Wednesday, October 30, 2013

Engaging in Nations

What would it look like if I stayed in my current ministerial emphasis and used that job to engage a nation? Well I’m majoring in Religion, concentration in missions so with that I could end up being a mission’s coordinator at a church. If I used that to engage a specific nation I guess I would be forming teams to go over there. I would help in training, organizing, preparing, etc. I would be raising funds to send the team or to send supplies. I’d be researching and communicating with people in that nation. I’d probably visit a few times myself. I would be praying for and having others pray for them too. Raising awareness to the needs of that nation would be important also. That is probably just a short list of things I would be doing.
When asked why my potential church/youth group/ministry could not adopt a nation I would not have an answer. There are no reasons why not to, or at least I cannot think of any. Roberts emphasizes that you don’t have to go to help nations out. There are many things that you can do if you don’t feel led to actually go.

Dreams

Have I ever dreamed of being a missionary? I know many have and I hate to burst that bubble but I haven’t ever thought about being a long term missionary and more than that I never even wanted to, at all. Up until recent years I never even imagined being a short term one either. But interestingly enough, my thoughts of what missionaries did were the things that Roberts said you can’t do in most places that need missionaries. For example: not being allowed to “build church buildings… teach Bible studies… pass out tracts… do backyard Bible clubs”. I kind of like that missions need to be more based on personal, individual relationships than these things. 

My Practices

A friend said the other night, “going through a dry season is a choice”. This statement made my mind start to analyze my life lately because I personally feel as if I’ve been going through a dry season. I started to question myself: Why is this? What am I doing differently? What am I distracting myself with that is taking my focus off of Jesus? I then, ironically, got distracted and forgot all about this statement.
                Reading this book and thinking about my practices in my quiet time that statement came back to me. Roberts says, “I’d read my Bible and pray my list every day. But it was never passionate and alive on a consistent basis.
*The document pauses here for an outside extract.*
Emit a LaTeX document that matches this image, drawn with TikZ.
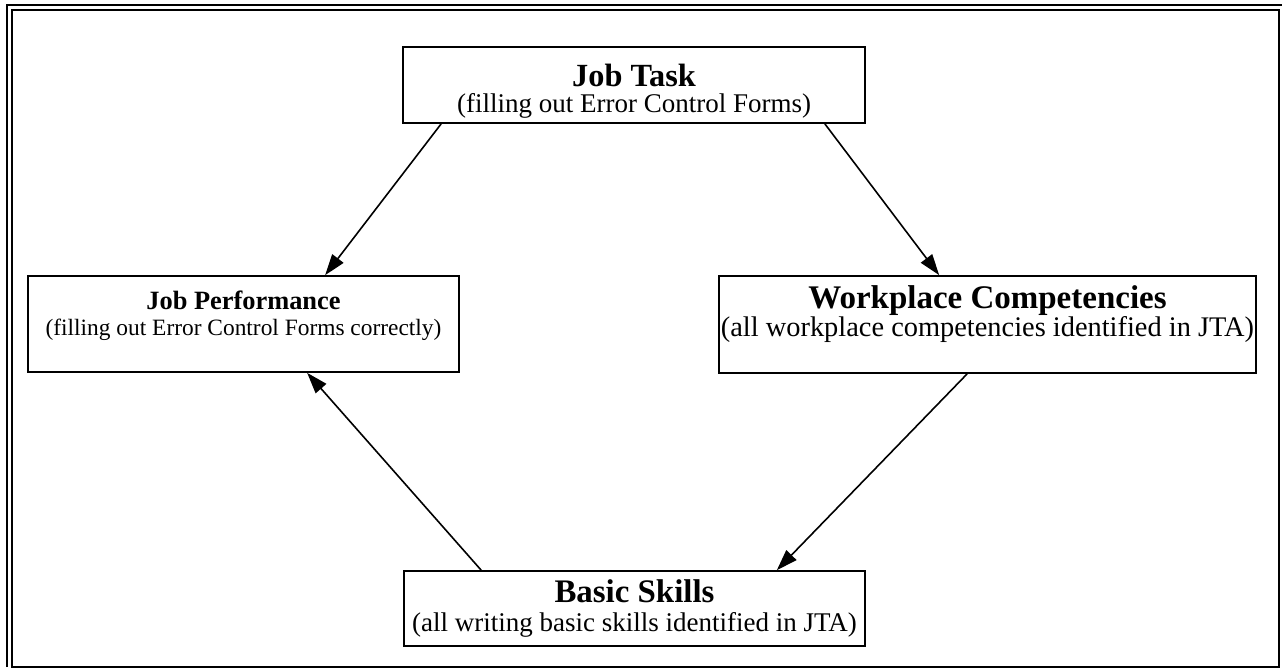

It seems there were always the ups and downs that came with that mentality.” I thought, “Oh, that’s me!” If I’m being honest, sometimes (and in sometimes I mean a lot of the times) I don’t allow Jesus to be enough. My practices of doing my quiet time: pray, read, pray, then journal maybe. One thing I know I need to fix in my patterns is if I miss my quiet time, as much as I try to deny I feel this way, I subconsciously think, “Great, now I can’t do any work for God today. I haven’t spent time with him to allow him to empower me.” Sometimes I seriously live my day for the time I’m going to read my bible, and not in a good way. Not in an excited thinking of what I’m going to get to learn or anything, but in a “I am worthless if I don’t read, therefore I should try to do nothing for the kingdom today till I can read.” And then if I miss enough days in a row of not reading I get really discouraged and like I shouldn’t even read. Such a wrong way of thinking.

Robert explains how he changed the way he did his quiet time. This is what I need to do. I’m seriously going to start now. I don’t know exactly what to change but I might try to ask myself some of the questions Roberts asks his self. I think I’ll ask God to “talk to me, reach me, tell me, convict me, show me, guide me, make your path plain” just like Roberts does.